> [REQUIRED WORK] Where a line holds the word "full", copy that line.

> [SOURCE EXCERPT]
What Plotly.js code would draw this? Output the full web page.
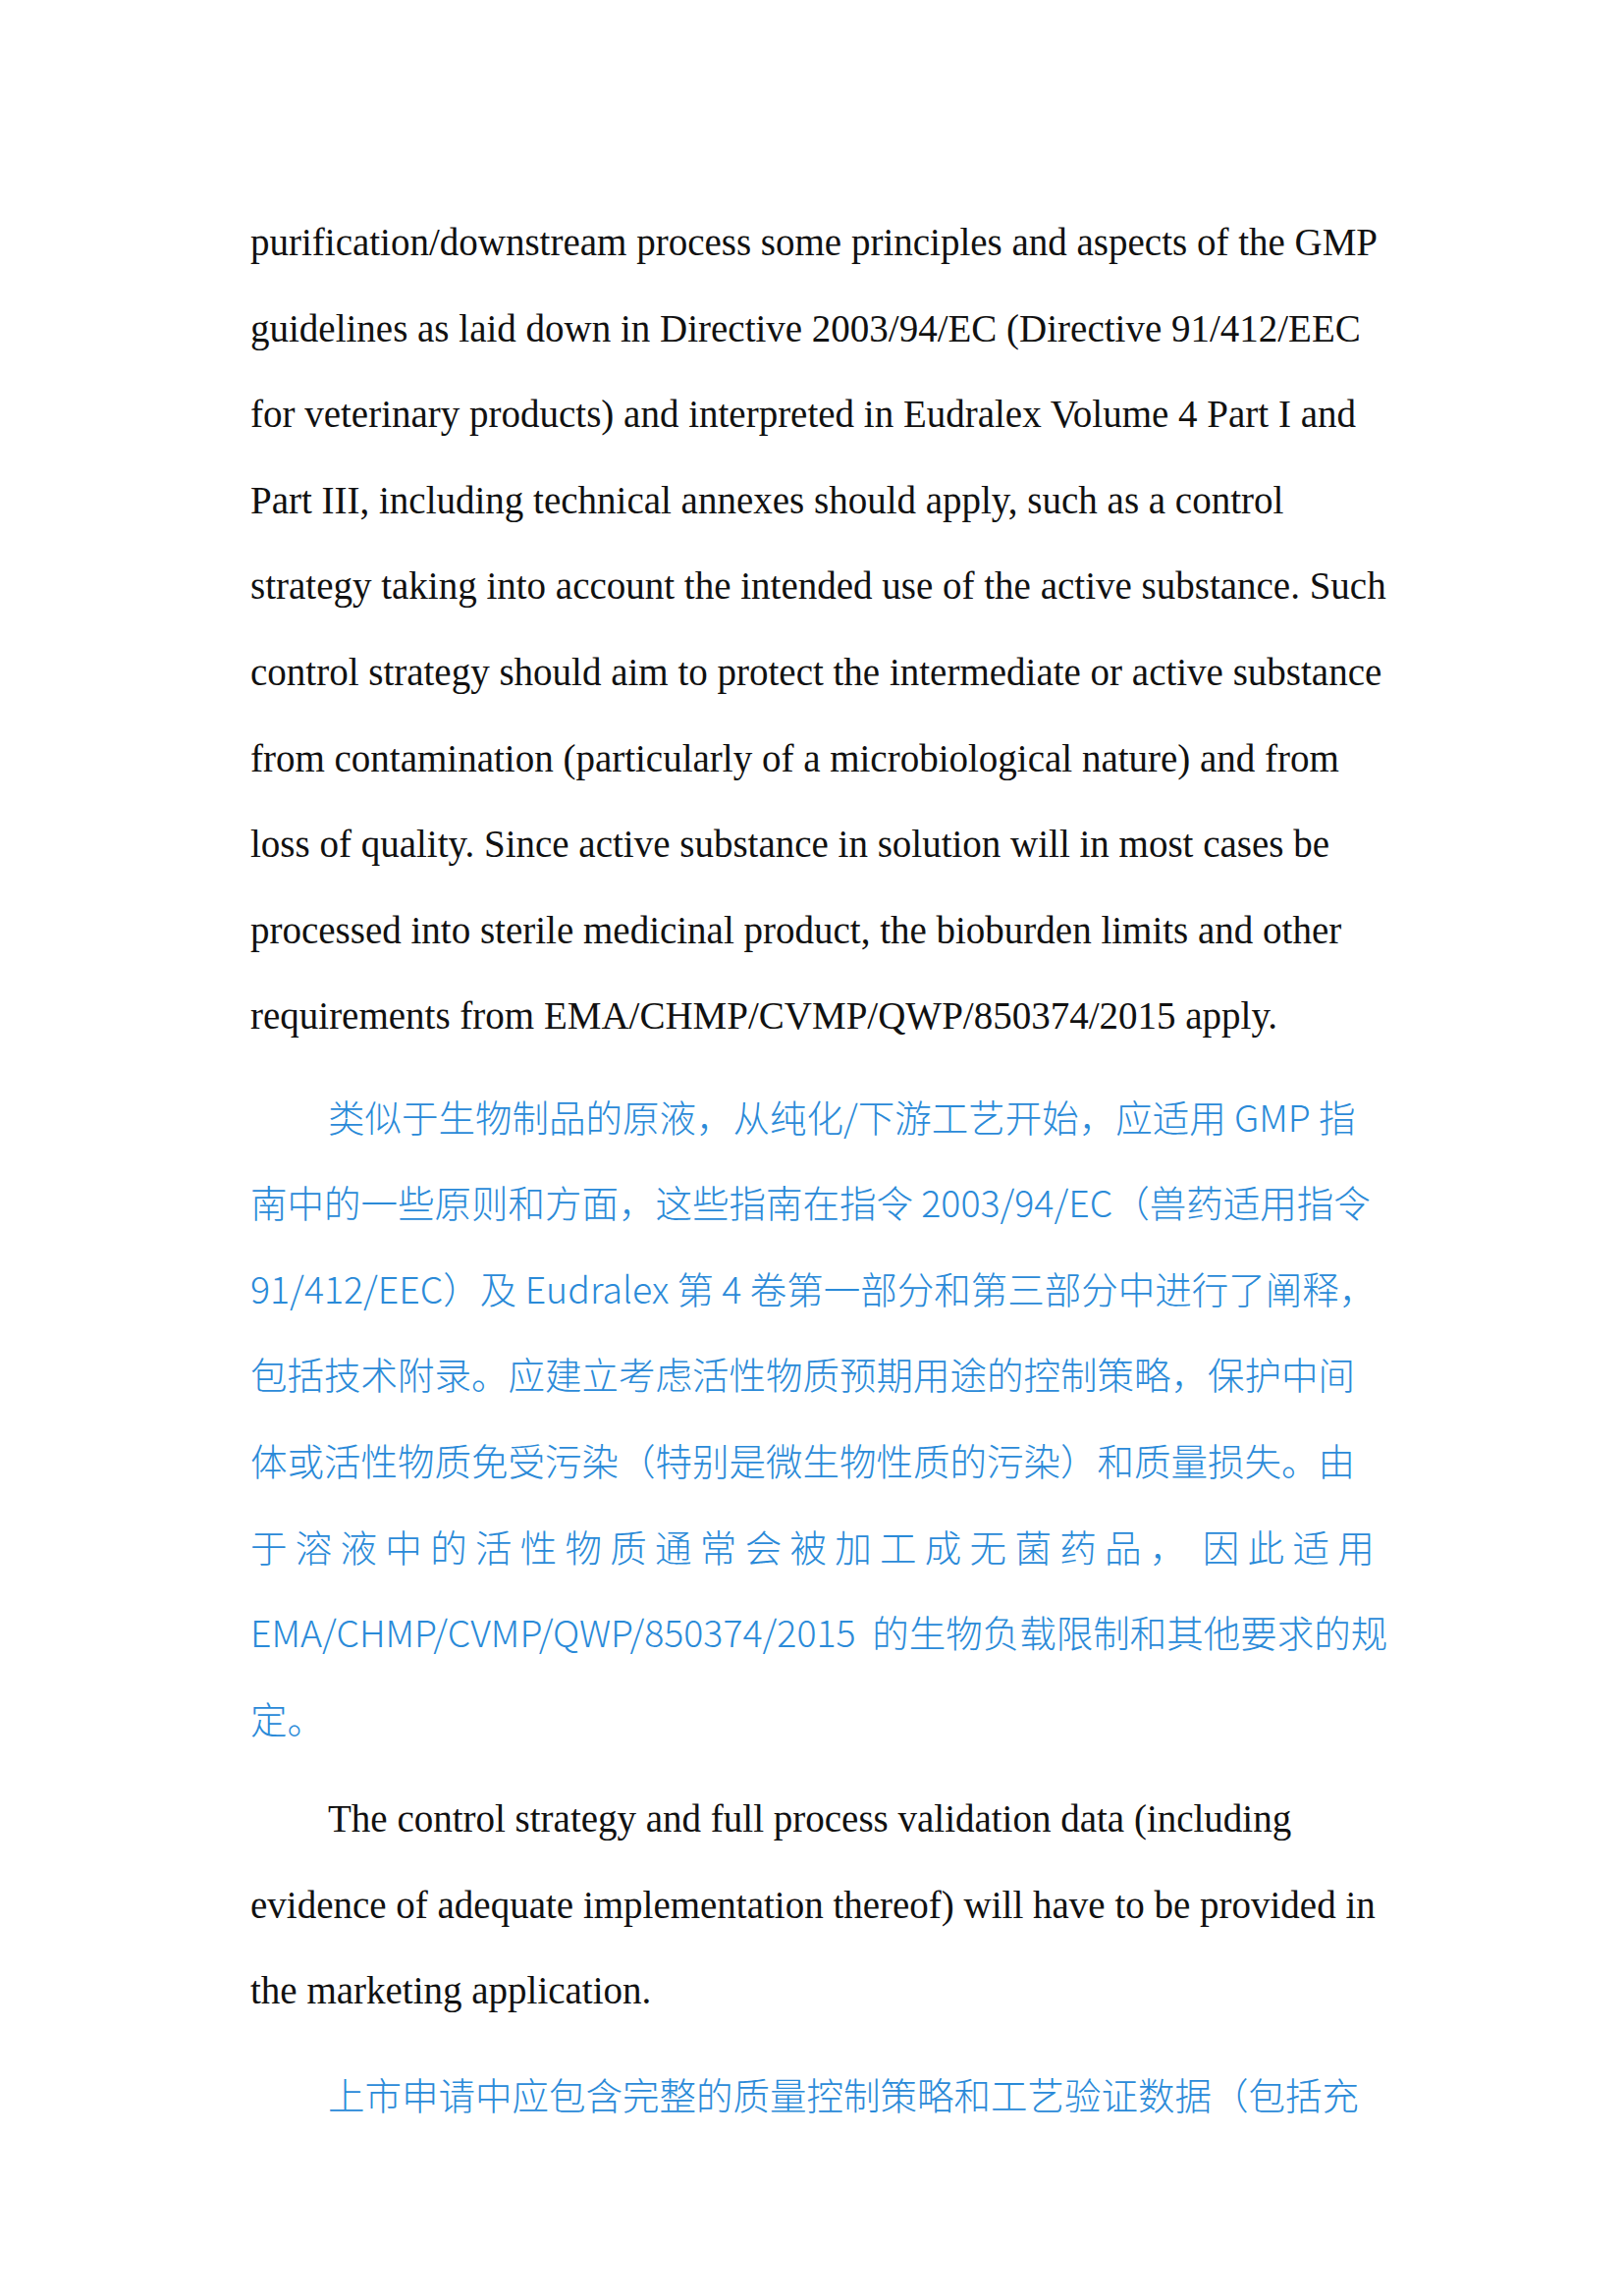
<!DOCTYPE html>
<html><head><meta charset="utf-8">
<script src="https://cdn.plot.ly/plotly-3.0.1.min.js"></script>
<style>body{margin:0;background:#fff}</style>
</head><body><div id="p" style="width:1654px;height:2339px"></div>
<script>
const enLines1 = [
"purification/downstream process some principles and aspects of the GMP",
"guidelines as laid down in Directive 2003/94/EC (Directive 91/412/EEC",
"for veterinary products) and interpreted in Eudralex Volume 4 Part I and",
"Part III, including technical annexes should apply, such as a control",
"strategy taking into account the intended use of the active substance. Such",
"control strategy should aim to protect the intermediate or active substance",
"from contamination (particularly of a microbiological nature) and from",
"loss of quality. Since active substance in solution will in most cases be",
"processed into sterile medicinal product, the bioburden limits and other",
"requirements from EMA/CHMP/CVMP/QWP/850374/2015 apply."
];
const zhLines1 = [
"类似于生物制品的原液，从纯化/下游工艺开始，应适用 GMP 指",
"南中的一些原则和方面，这些指南在指令 2003/94/EC（兽药适用指令",
"91/412/EEC）及 Eudralex 第 4 卷第一部分和第三部分中进行了阐释，",
"包括技术附录。应建立考虑活性物质预期用途的控制策略，保护中间",
"体或活性物质免受污染（特别是微生物性质的污染）和质量损失。由",
"于 溶 液 中 的 活 性 物 质 通 常 会 被 加 工 成 无 菌 药 品 ，  因 此 适 用",
"EMA/CHMP/CVMP/QWP/850374/2015  的生物负载限制和其他要求的规",
"定。"
];
const enLines2 = [
"The control strategy and full process validation data (including",
"evidence of adequate implementation thereof) will have to be provided in",
"the marketing application."
];
const zhLines2 = [
"上市申请中应包含完整的质量控制策略和工艺验证数据（包括充"
];
const H = 2339, W = 1654;
const blocks = [
  {lines: enLines1, y0: 247, indentFirst: false, zh: false},
  {lines: zhLines1, y0: 1136, indentFirst: true, zh: true},
  {lines: enLines2, y0: 1853, indentFirst: true, zh: false},
  {lines: zhLines2, y0: 2132, indentFirst: true, zh: true}
];
const ann = [];
blocks.forEach(b => {
  b.lines.forEach((t, i) => {
    ann.push({
      text: t, xref: 'paper', yref: 'paper',
      x: ((b.indentFirst && i === 0) ? 332 : 253) / W,
      y: 1 - (b.y0 + i * 87.6) / H,
      xanchor: 'left', yanchor: 'middle', showarrow: false,
      font: b.zh ? {family: '"Noto Sans CJK SC"', size: 37.5, color: '#2a8ad8', weight: 300}
                 : {family: '"Liberation Serif"', size: 39, color: '#111'}
    });
  });
});
Plotly.newPlot('p', [], {
  width: W, height: H, margin: {l: 0, r: 0, t: 0, b: 0},
  paper_bgcolor: '#fff', plot_bgcolor: '#fff',
  xaxis: {visible: false}, yaxis: {visible: false},
  annotations: ann, showlegend: false
}, {staticPlot: true});
</script></body></html>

> [THE REPLY]
What Plotly.js code would draw this? Output the full web page.
"The control strategy and full process validation data (including",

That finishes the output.